Come in for a coming out…
Je dois avouer que ce film m’a tout d’abord laissé perplexe. Au début, je me suis même demandé s’il méritait bien son Oscar. Presque deux heures pour assister à un coming out, ça paraît par moments un peu long. Si vous aimez les rythmes haletants et les scènes d’action vous serez déçus. Car ici le rythme est lent, très lent. On souhaiterait presque voir un peu plus d’agitation. On craint fort de tomber dans l’ennui et les larmoiements.

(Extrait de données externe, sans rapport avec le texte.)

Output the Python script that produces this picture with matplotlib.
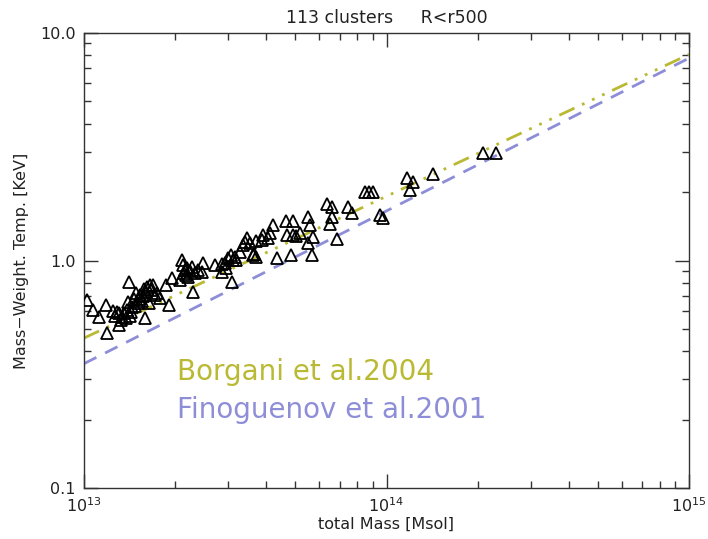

Mais on n’y succombe jamais. Car la tension, sous-jacente, est permanente. Même si – ou plutôt parce que – tout ici n’est fait que retenue, pudeur et non-dit. Le mutisme de Chiron, lorsqu’il n’est encore qu’un petit garçon, en est un symptôme. Tout est intériorisé ou suggéré. Jamais rien ne s’étale au grand jour (c’est voulu). Mais c’est cette tension qui, au final, maintient notre attention. C’est également elle qui justifie les quelques scènes fortes de dérapage (les crises de la mère) ou de violence (le passage à tabac, la chaise brisée en retour). Trop de pression conduit parfois à l’explosion.
Certains personnages secondaires (le sont-ils vraiment ?) sont très attachants et bien vivants. Le dealer et sa compagne qui constituent un substitut de famille, cette famille monoparentale incarnée par une mère défaillante et absente. Chiron finira d’ailleurs par ressembler extérieurement au dealer, ce qui se comprend puisque que ce dernier aura fait office de père, avant de disparaitre.
La construction quant à elle est simple et limpide : trois âges, trois étapes de la vie d’un homme. L’enfance, l’adolescence, l’âge adulte. Ce qui va de pair avec son évolution et certaines transformations. Car c’est avant tout ce que le film met en avant : cette lente progression qui permet au personnage principal (et on ne peut plus central) d’admettre et d’accepter enfin sa véritable nature. Il en a pourtant conscience dès son enfance. Mais elle est très difficile à assumer dans le milieu où il évolue.
Tout à la fois drame social et récit d’apprentissage, Moonlight laissera sans aucun doute une trace dans nos consciences. Résistera-t-elle à l’épreuve du temps ? C’est une tout autre histoire.